IWASG was both a political and humanitarian project. It was political because it challenged both the power of the church and the state to determine women's lives, and its humanitarian project of practical assistance, was effectively carried out underground, for the sake of the abortion seekers’ confidentiality and, for some of its members, to preserve their own anonymity in the face of upsetting their own families. This distinctive kind of humanitarian subversiveness expresses for me a characteristic form of grassroots resistance, which is often, sadly lost, as organisations gain respectability or become funded charities. One prominent Irish reproductive rights activist, interviewed for the book said:

They (IWASG members) were women who were completely comfortable in the practice of their politics in the sense of doing the practical work. They received women from Ireland, put them up, looked after them as human beings, even told lies for them if things need to be covered up, bought gifts for them to take back to Ireland so they could camouflage the purpose of their visit to London, …. They didn’t necessarily share each other's politics generally speaking …. For me having been involved in left-wing politics as a woman, it was the first time I came across sisterhood – feminism in practice.

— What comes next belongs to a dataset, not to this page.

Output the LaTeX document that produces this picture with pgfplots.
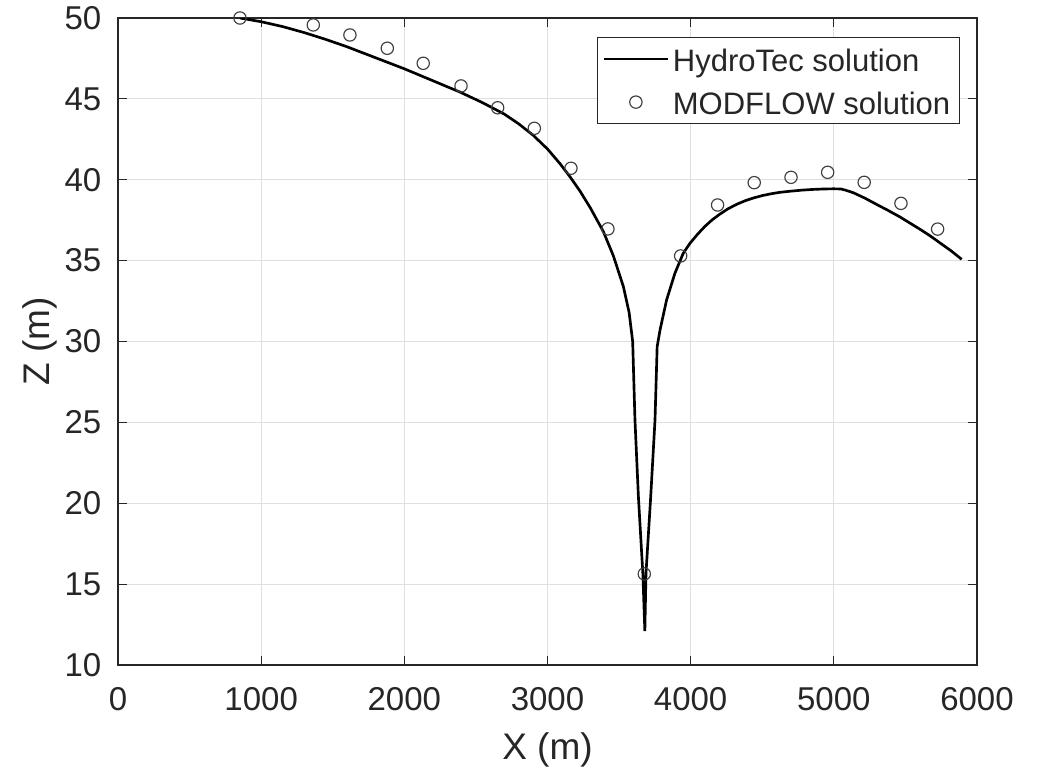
\documentclass[border=0pt]{standalone}
\usepackage{fontspec}
\setmainfont{Liberation Sans}
\usepackage{pgfplots}
\pgfplotsset{compat=1.18}
\definecolor{axc}{HTML}{262626}
\definecolor{gridc}{HTML}{DFDFDF}
\pgfplotsset{
  lineleg/.style={legend image code/.code={\draw[##1] (0pt,0pt) -- (19.2pt,0pt);}},
  markleg/.style={legend image code/.code={\draw[mark repeat=2,mark phase=2,##1] plot coordinates {(0pt,0pt) (9.6pt,0pt) (19.2pt,0pt)};}},
}
\begin{document}
\begin{tikzpicture}
\path[use as bounding box] (-35.4pt,-30.9pt) rectangle (277.5pt,199.5pt);
\begin{axis}[
  at={(0,0)}, anchor=south west,
  scale only axis, width=257.7pt, height=194.1pt,
  xmin=0, xmax=6000, ymin=10, ymax=50,
  xtick={0,1000,...,6000}, ytick={10,15,...,50},
  grid=major, major grid style={gridc, line width=0.3pt},
  axis line style={axc, line width=0.35pt},
  tick style={axc, line width=0.35pt},
  tick align=inside, major tick length=2.6pt, tick pos=both,
  /pgf/number format/assume math mode=true,
  /pgf/number format/1000 sep={},
  ticklabel style={font=\fontsize{9.9}{12}\selectfont, text=axc},
  xticklabel style={anchor=north, inner sep=0pt, yshift=-6.6pt},
  yticklabel style={anchor=east, inner sep=0pt, xshift=-4.8pt},
  xlabel={X (m)}, ylabel={Z (m)},
  label style={font=\fontsize{11.1}{13}\selectfont, text=axc},
  xlabel style={at={(axis description cs:0.5,-0.1468)}, anchor=base, inner sep=0pt},
  ylabel style={at={(axis description cs:-0.0792,0.5)}, anchor=base, inner sep=0pt},
  legend cell align=left,
  legend style={at={(0.980,0.9706)}, anchor=north east, draw=axc, line width=0.35pt,
    fill=white, font=\fontsize{9.3}{11}\selectfont, text=axc,
    inner xsep=1.6pt, inner ysep=0pt, row sep=0pt,
    nodes={inner xsep=1.1pt, inner ysep=0pt, text height=10.3pt, text depth=2.6pt}},
]
\addplot[black, line width=0.8pt, lineleg] table {
x y
852 50.00
1000 49.77
1150 49.47
1300 49.10
1450 48.68
1597 48.23
1800 47.54
2000 46.86
2200 46.12
2389 45.42
2550 44.75
2700 44.05
2800 43.45
2900 42.75
3000 41.90
3087 41.00
3160 40.15
3227 39.30
3300 38.25
3390 36.80
3460 35.30
3530 33.40
3570 31.80
3595 30.00
3611 25.15
3635 20.41
3666 15.67
3680 12.10
3688 15.67
3721 20.41
3751 25.15
3766 29.68
3786 30.71
3832 32.57
3890 34.22
3948 35.45
3995 36.07
4050 36.65
4100 37.12
4150 37.52
4200 37.85
4260 38.20
4321 38.48
4380 38.70
4437 38.87
4500 39.02
4560 39.13
4620 39.22
4694 39.29
4780 39.36
4850 39.40
4930 39.43
5000 39.44
5050 39.43
5080 39.36
5136 39.20
5220 38.85
5300 38.47
5380 38.10
5462 37.70
5530 37.33
5600 36.95
5670 36.55
5741 36.10
5820 35.60
5893 35.08
};
\addlegendentry{HydroTec solution}
\addplot[only marks, mark=o, mark size=1.85pt, mark options={draw=black!75, line width=0.35pt}, markleg] table {
x y
852 50.00
1364 49.57
1620 48.95
1881 48.13
2132 47.20
2396 45.80
2652 44.45
2908 43.18
3164 40.71
3422 36.96
3676 15.63
3930 35.29
4188 38.44
4444 39.82
4701 40.15
4957 40.46
5212 39.84
5469 38.54
5725 36.95
};
\addlegendentry{MODFLOW solution}
\end{axis}
\end{tikzpicture}
\end{document}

The book documents the later development of the Irish Abortion Solidarity Campaign (IASC), an explicitly campaigning organisation to mobilise British activists, which was founded to solidarise with Irish feminists fighting anti-abortion referenda and the bans on travel and information, in response to the X case. IWASG itself was wound down as the abortion journey changed somewhat, with easy access to information via the internet, the introduction of cheap flights and daycare abortions. But abortion is still illegal in the Republic, and the 1967 Abortion Act still does not apply to Northern Ireland. Ann Rossiter describes her own and others’ anger and frustration that Diane Abbott's amendment to the 2008 Human Fertilisation Bill calling for it to be extended there, was cynically filibustered in the House of Commons.

Both IWASG and IASC have been partially reincarnated as the Abortion Support Network (ASN) part of an international coalition of agencies helping women to travel to obtain abortions. The continuing necessity of such assistance was highlighted during the ‘volcano’ shutdown of most European airspace when the ASN issued an appeal for donations to support several Irish women forced to change their travel plans to the UK to obtain terminations, and who consequently incurred huge new costs.

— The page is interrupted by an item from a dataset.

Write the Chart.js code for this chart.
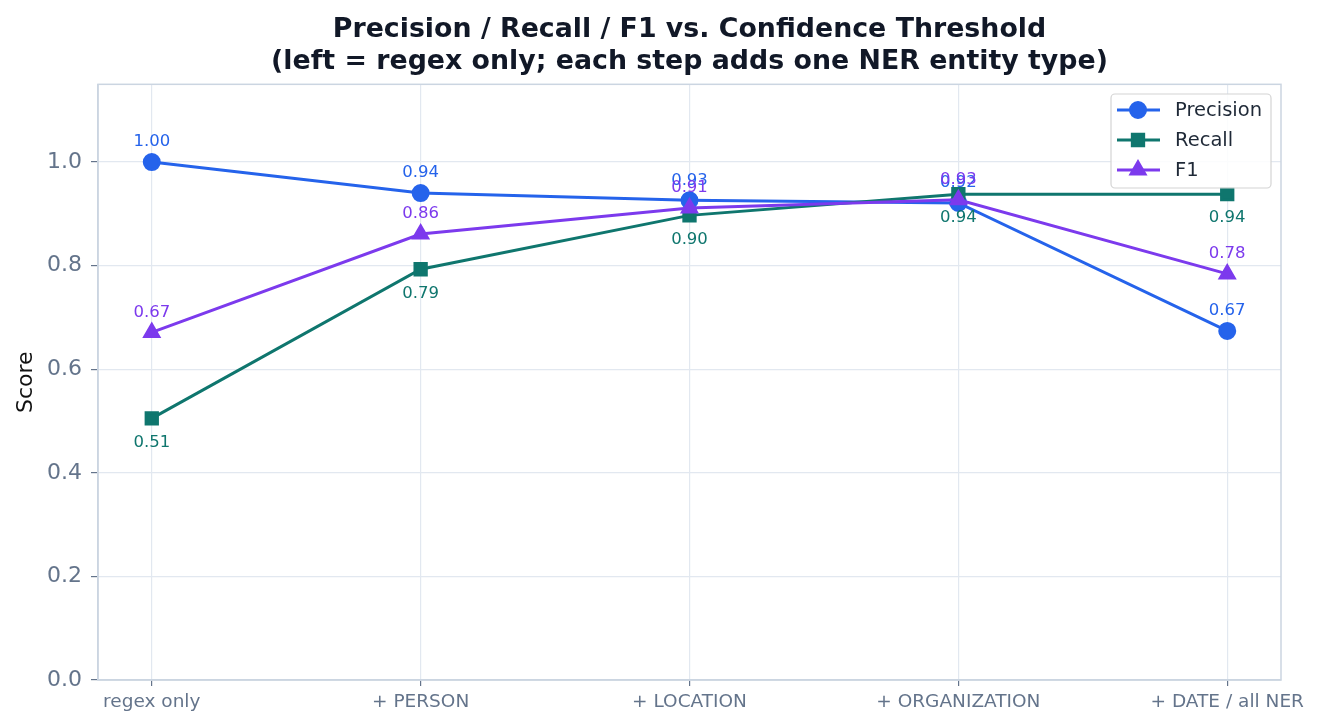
<!DOCTYPE html>
<html>
<head>
<meta charset="utf-8">
<script src="https://cdn.jsdelivr.net/npm/chart.js@4"></script>
<style>
  body { margin: 0; background: #fff; }
  #wrap { width: 1321px; height: 728px; }
</style>
</head>
<body>
<div id="wrap"><canvas id="chart" width="1321" height="728"></canvas></div>
<script>
// Categories along the x axis
const categories = ['regex only', '+ PERSON', '+ LOCATION', '+ ORGANIZATION', '+ DATE / all NER'];

// Scores
const precision = [1.00, 0.94, 0.926, 0.921, 0.674];
const recall    = [0.505, 0.793, 0.897, 0.938, 0.938];
const f1        = [0.671, 0.861, 0.911, 0.927, 0.784];

const yTicks = [0, 0.2, 0.4, 0.6, 0.8, 1.0];

const colors = {
  precision: '#2563eb',
  recall:    '#0f766e',
  f1:        '#7c3aed'
};

const FONT = "'DejaVu Sans', sans-serif";

function toPoints(arr) {
  return arr.map((v, i) => ({ x: i, y: v }));
}

// value labels: above for precision / f1, below for recall
const valueLabels = {
  id: 'valueLabels',
  afterDatasetsDraw(chart) {
    const ctx = chart.ctx;
    ctx.save();
    ctx.font = '16.5px ' + FONT;
    ctx.textAlign = 'center';
    ctx.textBaseline = 'middle';
    chart.data.datasets.forEach((ds, di) => {
      const meta = chart.getDatasetMeta(di);
      meta.data.forEach((pt, i) => {
        ctx.fillStyle = ds.borderColor;
        const dy = ds.labelBelow ? 24 : -20;
        ctx.fillText(ds.data[i].y.toFixed(2), pt.x, pt.y + dy);
      });
    });
    ctx.restore();
  }
};

// full frame around the plot area
const frame = {
  id: 'frame',
  beforeDatasetsDraw(chart) {
    const a = chart.chartArea;
    const ctx = chart.ctx;
    ctx.save();
    ctx.strokeStyle = '#cbd5e1';
    ctx.lineWidth = 1.5;
    ctx.strokeRect(a.left, a.top, a.right - a.left, a.bottom - a.top);
    ctx.restore();
  }
};

// legend in the upper right corner, line + marker like the original
const boxLegend = {
  id: 'boxLegend',
  afterDraw(chart) {
    const ctx = chart.ctx;
    const x = 1111, y = 94, w = 160, h = 94;
    ctx.save();
    ctx.fillStyle = 'rgba(255,255,255,0.85)';
    ctx.strokeStyle = '#d4d4d4';
    ctx.lineWidth = 1.2;
    ctx.beginPath();
    ctx.roundRect(x, y, w, h, 4);
    ctx.fill();
    ctx.stroke();
    const rows = chart.data.datasets.slice();
    rows.sort((a, b) => a.legendIndex - b.legendIndex);
    rows.forEach((ds, i) => {
      const cy = 110 + i * 30;
      ctx.strokeStyle = ds.borderColor;
      ctx.lineWidth = 3;
      ctx.beginPath();
      ctx.moveTo(1117, cy);
      ctx.lineTo(1160, cy);
      ctx.stroke();
      ctx.fillStyle = ds.borderColor;
      ctx.strokeStyle = ds.borderColor;
      Chart.helpers.drawPoint(ctx, {
        pointStyle: ds.pointStyle,
        radius: ds.pointRadius,
        borderWidth: 1
      }, 1138, cy);
      ctx.fillStyle = '#1f2937';
      ctx.font = '19.5px ' + FONT;
      ctx.textAlign = 'left';
      ctx.textBaseline = 'middle';
      ctx.fillText(ds.label, 1175, cy + 1);
    });
    ctx.restore();
  }
};

const chart = new Chart(document.getElementById('chart'), {
  type: 'line',
  data: {
    datasets: [
      {
        label: 'Precision', legendIndex: 0, order: 2,
        data: toPoints(precision),
        borderColor: colors.precision, backgroundColor: colors.precision,
        pointStyle: 'circle', pointRadius: 7.5, borderWidth: 3
      },
      {
        label: 'Recall', legendIndex: 1, order: 1, labelBelow: true,
        data: toPoints(recall),
        borderColor: colors.recall, backgroundColor: colors.recall,
        pointStyle: 'rect', pointRadius: 8, borderWidth: 3
      },
      {
        label: 'F1', legendIndex: 2, order: 0,
        data: toPoints(f1),
        borderColor: colors.f1, backgroundColor: colors.f1,
        pointStyle: 'triangle', pointRadius: 8, borderWidth: 3
      }
    ]
  },
  options: {
    responsive: false,
    animation: false,
    layout: { padding: { left: 0, right: 40, top: 0, bottom: 0 } },
    plugins: {
      legend: { display: false },
      tooltip: { enabled: false },
      title: {
        display: true,
        fullSize: false,
        text: ['Precision / Recall / F1 vs. Confidence Threshold',
               '(left = regex only; each step adds one NER entity type)'],
        color: '#111827',
        font: { family: FONT, size: 26.8, weight: 'bold', lineHeight: 1.2 },
        padding: { top: 14, bottom: 6 }
      }
    },
    scales: {
      x: {
        type: 'linear',
        min: -0.2, max: 4.2,
        afterBuildTicks: s => { s.ticks = categories.map((c, i) => ({ value: i })); },
        afterFit: s => { s.height = 48; },
        grid: { color: '#e2e8f0', lineWidth: 1.2, tickLength: 6, tickColor: '#64748b' },
        border: { color: '#cbd5e1', width: 1.5 },
        ticks: {
          autoSkip: false, maxRotation: 0,
          color: '#64748b', padding: 5,
          font: { family: FONT, size: 18.5 },
          callback: v => categories[v]
        }
      },
      y: {
        min: 0, max: 1.15,
        afterBuildTicks: s => { s.ticks = yTicks.map(v => ({ value: v })); },
        afterFit: s => { s.width = 98; },
        grid: { color: '#e2e8f0', lineWidth: 1.2, tickLength: 7, tickColor: '#64748b' },
        border: { color: '#cbd5e1', width: 1.5 },
        title: {
          display: true, text: 'Score', color: '#111',
          font: { family: FONT, size: 22 },
          padding: { top: 13, bottom: 0 }
        },
        ticks: {
          color: '#64748b', padding: 9,
          font: { family: FONT, size: 22 },
          callback: v => v.toFixed(1)
        }
      }
    }
  },
  plugins: [frame, valueLabels, boxLegend]
});
</script>
</body>
</html>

This appeal reminds us that Ireland's Hidden Diaspora is not there to preserve in aspic a glorious period of ‘feelgood’ activism before its participants are too forgetful to remember. Rather it is a contribution to breaking the continuing silence about the lack of abortion rights in the whole island of Ireland, and a mobilisation to others to carry on the struggle so vigorously engaged in by an earlier generation in the period covered by the book. The book bursts with energy and conviction. It is easy to read, excellently annotated, often funny, and provides a contextualisation that combines scholarly analysis with the authenticity of the participants’ own voices.